Sometimes, despite our best intentions, things go terribly wrong. For leftists in particular, this experience is sadly familiar — as the German philosopher and critic Walter Benjamin observed in 1940, history appears as “one single catastrophe, which unceasingly piles rubble on top of rubble.”
By the end of the twentieth century, Benjamin’s note rang especially true, with the catastrophe of the Soviet Union and the perceived final victory of capitalist liberal democracy prompting the political scientist Francis Fukuyama to herald “the end of history.” This sense of failure has only intensified. While the triumph of liberal democracy has been called into question with the global rise of a new authoritarian right, the defeats of the Left have only been reiterated. Particularly with the genocide in Gaza, Benjamin’s metaphor of history as a catastrophe that piles rubble on rubble has become horrifyingly literal.
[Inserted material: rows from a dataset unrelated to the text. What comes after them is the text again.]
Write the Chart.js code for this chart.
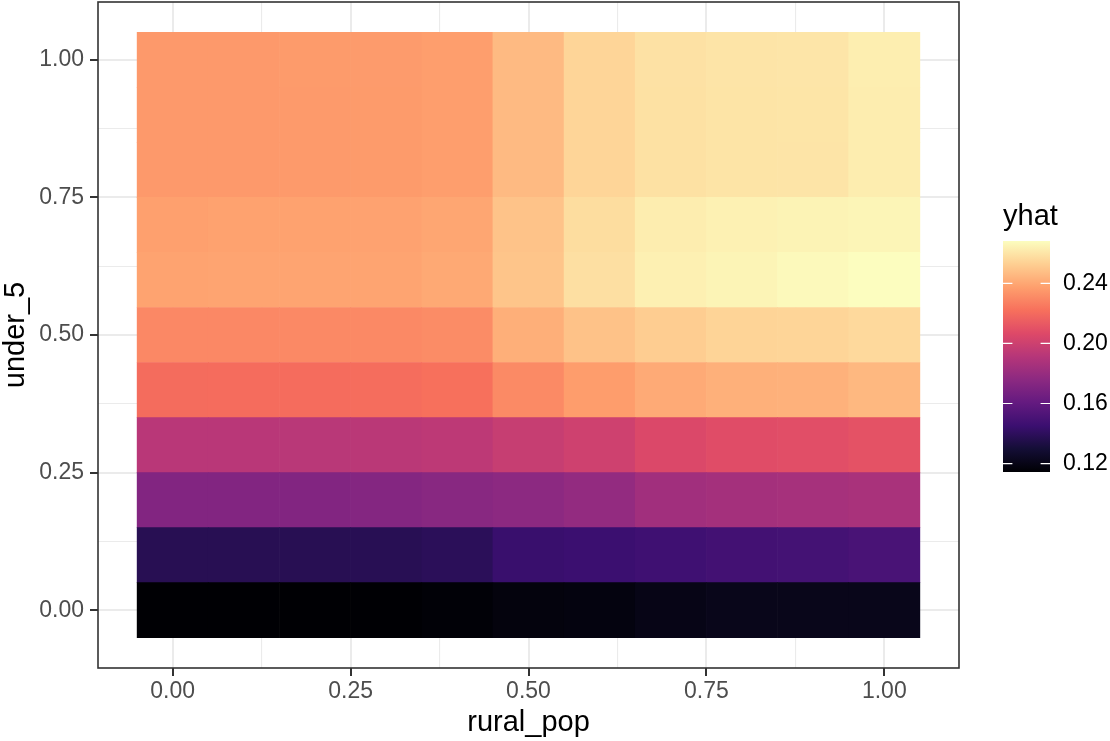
<!DOCTYPE html>
<html>
<head>
<meta charset="utf-8">
<script src="https://cdn.jsdelivr.net/npm/chart.js@4.4.1/dist/chart.umd.min.js"></script>
<style>
  html, body { margin: 0; padding: 0; background: #ffffff; }
  canvas { display: block; }
</style>
</head>
<body>
<canvas id="chart" width="1110" height="741"></canvas>
<script>
// ---------------- data ----------------
const rural_pop = [0.0, 0.1, 0.2, 0.3, 0.4, 0.5, 0.6, 0.7, 0.8, 0.9, 1.0];
const under_5   = [0.0, 0.1, 0.2, 0.3, 0.4, 0.5, 0.6, 0.7, 0.8, 0.9, 1.0];

// yhat per under_5 row, values listed along rural_pop
const yhat_u00 = [0.1144, 0.1144, 0.1145, 0.1145, 0.1152, 0.1172, 0.1178, 0.1198, 0.1212, 0.1211, 0.1213];
const yhat_u01 = [0.1375, 0.1375, 0.1376, 0.1378, 0.1390, 0.1444, 0.1452, 0.1467, 0.1482, 0.1487, 0.1505];
const yhat_u02 = [0.1721, 0.1721, 0.1722, 0.1728, 0.1744, 0.1759, 0.1785, 0.1836, 0.1847, 0.1855, 0.1865];
const yhat_u03 = [0.1925, 0.1925, 0.1926, 0.1927, 0.1940, 0.1975, 0.2005, 0.2056, 0.2079, 0.2085, 0.2102];
const yhat_u04 = [0.2205, 0.2206, 0.2206, 0.2207, 0.2221, 0.2305, 0.2368, 0.2410, 0.2428, 0.2433, 0.2454];
const yhat_u05 = [0.2300, 0.2300, 0.2301, 0.2302, 0.2313, 0.2425, 0.2487, 0.2522, 0.2545, 0.2548, 0.2562];
const yhat_u06 = [0.2387, 0.2390, 0.2390, 0.2391, 0.2405, 0.2497, 0.2582, 0.2639, 0.2651, 0.2667, 0.2682];
const yhat_u07 = [0.2377, 0.2384, 0.2384, 0.2385, 0.2396, 0.2490, 0.2574, 0.2627, 0.2642, 0.2648, 0.2656];
const yhat_u08 = [0.2354, 0.2354, 0.2359, 0.2360, 0.2371, 0.2461, 0.2548, 0.2588, 0.2597, 0.2600, 0.2628];
const yhat_u09 = [0.2354, 0.2355, 0.2359, 0.2360, 0.2371, 0.2461, 0.2548, 0.2588, 0.2597, 0.2601, 0.2628];
const yhat_u10 = [0.2355, 0.2355, 0.2360, 0.2361, 0.2372, 0.2462, 0.2549, 0.2590, 0.2599, 0.2603, 0.2631];

const yhatRows = [yhat_u00, yhat_u01, yhat_u02, yhat_u03, yhat_u04, yhat_u05,
                  yhat_u06, yhat_u07, yhat_u08, yhat_u09, yhat_u10];

const xTickValues = [0, 0.25, 0.5, 0.75, 1.0];
const xTickLabels = ['0.00', '0.25', '0.50', '0.75', '1.00'];
const yTickValues = [0, 0.25, 0.5, 0.75, 1.0];
const yTickLabels = ['0.00', '0.25', '0.50', '0.75', '1.00'];
const legendTickValues = [0.12, 0.16, 0.20, 0.24];
const legendTickLabels = ['0.12', '0.16', '0.20', '0.24'];

// ---------------- colour map (magma) ----------------
const MAGMA = ['#000004', '#140e36', '#3b0f70', '#641a80', '#8c2981', '#b63679',
               '#de4968', '#f7705c', '#fe9f6d', '#fecf92', '#fcfdbf'];
function hexRgb(h) {
  return [parseInt(h.slice(1, 3), 16), parseInt(h.slice(3, 5), 16), parseInt(h.slice(5, 7), 16)];
}
const MAGMA_RGB = MAGMA.map(hexRgb);
function magma(t) {
  t = Math.max(0, Math.min(1, t));
  const s = t * (MAGMA_RGB.length - 1);
  const i = Math.min(MAGMA_RGB.length - 2, Math.floor(s));
  const f = s - i;
  const a = MAGMA_RGB[i], b = MAGMA_RGB[i + 1];
  const c = a.map((v, k) => Math.round(v + (b[k] - v) * f));
  return 'rgb(' + c[0] + ',' + c[1] + ',' + c[2] + ')';
}

const allVals = yhatRows.flat();
const vmin = Math.min(...allVals);
const vmax = Math.max(...allVals);
const halfH = (under_5[1] - under_5[0]) / 2;
const halfW = (rural_pop[1] - rural_pop[0]) / 2;

// ggplot-like expanded limits (5% of tile extent)
const xLo = rural_pop[0] - halfW, xHi = rural_pop[rural_pop.length - 1] + halfW;
const yLo = under_5[0] - halfH, yHi = under_5[under_5.length - 1] + halfH;
const xMin = xLo - 0.05 * (xHi - xLo), xMax = xHi + 0.05 * (xHi - xLo);
const yMin = yLo - 0.05 * (yHi - yLo), yMax = yHi + 0.05 * (yHi - yLo);

const datasets = under_5.map((u, ri) => ({
  label: 'under_5 = ' + u.toFixed(1),
  data: rural_pop.map(x => ({ x: x, y: [u - halfH, u + halfH] })),
  backgroundColor: yhatRows[ri].map(v => magma((v - vmin) / (vmax - vmin))),
  borderWidth: 0,
  grouped: false,
  categoryPercentage: 1.0,
  barPercentage: 1.0
}));

const FONT = '"Liberation Sans", Arial, Helvetica, sans-serif';
function isMajor(v, list) { return list.some(t => Math.abs(t - v) < 1e-9); }
function labelFor(v, vals, labels) {
  for (let i = 0; i < vals.length; i++) if (Math.abs(vals[i] - v) < 1e-9) return labels[i];
  return '';
}

const framePlugin = {
  id: 'panelFrame',
  afterDatasetsDraw(chart) {
    const { ctx, chartArea: a } = chart;
    ctx.save();
    ctx.strokeStyle = '#333333';
    ctx.lineWidth = 1.6;
    ctx.strokeRect(a.left, a.top, a.right - a.left, a.bottom - a.top);
    ctx.restore();
  }
};

const colorbarPlugin = {
  id: 'colorbar',
  afterDraw(chart) {
    const ctx = chart.ctx;
    const left = 1003, top = 241, w = 47, h = 231;
    const bottom = top + h;
    ctx.save();
    // title
    ctx.fillStyle = '#000000';
    ctx.font = '29px ' + FONT;
    ctx.textAlign = 'left';
    ctx.textBaseline = 'alphabetic';
    ctx.fillText('yhat', left, 225);
    // gradient bar
    const g = ctx.createLinearGradient(0, bottom, 0, top);
    MAGMA.forEach((c, i) => g.addColorStop(i / (MAGMA.length - 1), c));
    ctx.fillStyle = g;
    ctx.fillRect(left, top, w, h);
    // ticks and labels
    ctx.strokeStyle = '#ffffff';
    ctx.lineWidth = 1.2;
    ctx.fillStyle = '#000000';
    ctx.font = '23px ' + FONT;
    ctx.textBaseline = 'middle';
    legendTickValues.forEach((v, i) => {
      const y = bottom - (v - vmin) / (vmax - vmin) * h;
      ctx.beginPath();
      ctx.moveTo(left, y); ctx.lineTo(left + w / 5, y);
      ctx.moveTo(left + w - w / 5, y); ctx.lineTo(left + w, y);
      ctx.stroke();
      ctx.fillText(legendTickLabels[i], 1063, y);
    });
    ctx.restore();
  }
};

function zeroPad(s) { s.paddingTop = 0; s.paddingBottom = 0; s.paddingLeft = 0; s.paddingRight = 0; }

new Chart(document.getElementById('chart'), {
  type: 'bar',
  data: { datasets: datasets },
  options: {
    responsive: false,
    animation: false,
    events: [],
    devicePixelRatio: 1,
    layout: { padding: { left: 0, top: 2, right: 151, bottom: 0 }, autoPadding: false },
    plugins: { legend: { display: false }, tooltip: { enabled: false } },
    scales: {
      x: {
        type: 'linear',
        position: 'bottom',
        min: xMin, max: xMax,
        offset: false,
        afterFit: s => { s.height = 73; zeroPad(s); },
        border: { display: false },
        grid: {
          offset: false,
          color: '#EBEBEB',
          lineWidth: c => isMajor(c.tick.value, xTickValues) ? 2 : 1.1,
          tickColor: c => isMajor(c.tick.value, xTickValues) ? '#333333' : 'rgba(0,0,0,0)',
          tickWidth: 2,
          tickLength: 8
        },
        ticks: {
          stepSize: 0.125,
          includeBounds: false,
          autoSkip: false,
          maxRotation: 0,
          minRotation: 0,
          maxTicksLimit: 30,
          padding: 2,
          color: '#4D4D4D',
          font: { family: FONT, size: 23 },
          callback: v => labelFor(v, xTickValues, xTickLabels)
        },
        title: {
          display: true,
          text: 'rural_pop',
          color: '#000000',
          font: { family: FONT, size: 29, lineHeight: 1.1 },
          padding: { top: 0, bottom: 2 }
        }
      },
      y: {
        type: 'linear',
        position: 'left',
        min: yMin, max: yMax,
        afterFit: s => { s.width = 98; zeroPad(s); },
        border: { display: false },
        grid: {
          color: '#EBEBEB',
          lineWidth: c => isMajor(c.tick.value, yTickValues) ? 2 : 1.1,
          tickColor: c => isMajor(c.tick.value, yTickValues) ? '#333333' : 'rgba(0,0,0,0)',
          tickWidth: 2,
          tickLength: 8
        },
        ticks: {
          stepSize: 0.125,
          includeBounds: false,
          autoSkip: false,
          maxTicksLimit: 30,
          padding: 6,
          color: '#4D4D4D',
          font: { family: FONT, size: 23 },
          callback: v => labelFor(v, yTickValues, yTickLabels)
        },
        title: {
          display: true,
          text: 'under_5',
          color: '#000000',
          font: { family: FONT, size: 29, lineHeight: 1.1 },
          padding: { top: 0, bottom: 0 }
        }
      }
    }
  },
  plugins: [framePlugin, colorbarPlugin]
});
</script>
</body>
</html>
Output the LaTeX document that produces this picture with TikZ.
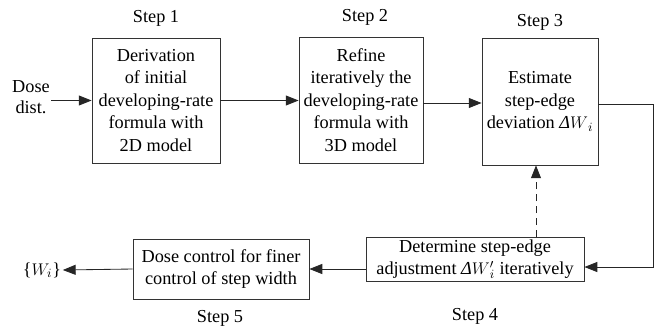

Our time is one of disappointment and disarray — and this is why Gillian Rose may be the philosopher the Left needs. If her thought could be summed up in a phrase, it might be: concede the difficulty, but not final defeat. Or, in the words of the epigraph to her 1995 memoir Love’s Work: “Keep your mind in hell, and despair not.” Whether in politics, philosophy, love, or life itself, when things go wrong or get tough it may be tempting to give up, escape, or else simply deny the problem. For Rose, however, it is only by confronting difficulty and failure head-on and learning from it — by keeping your mind in hell — that moving forward might be possible. In the words of the philosopher G. W. F. Hegel, her most consistent ally: “The fear of error is the error itself.”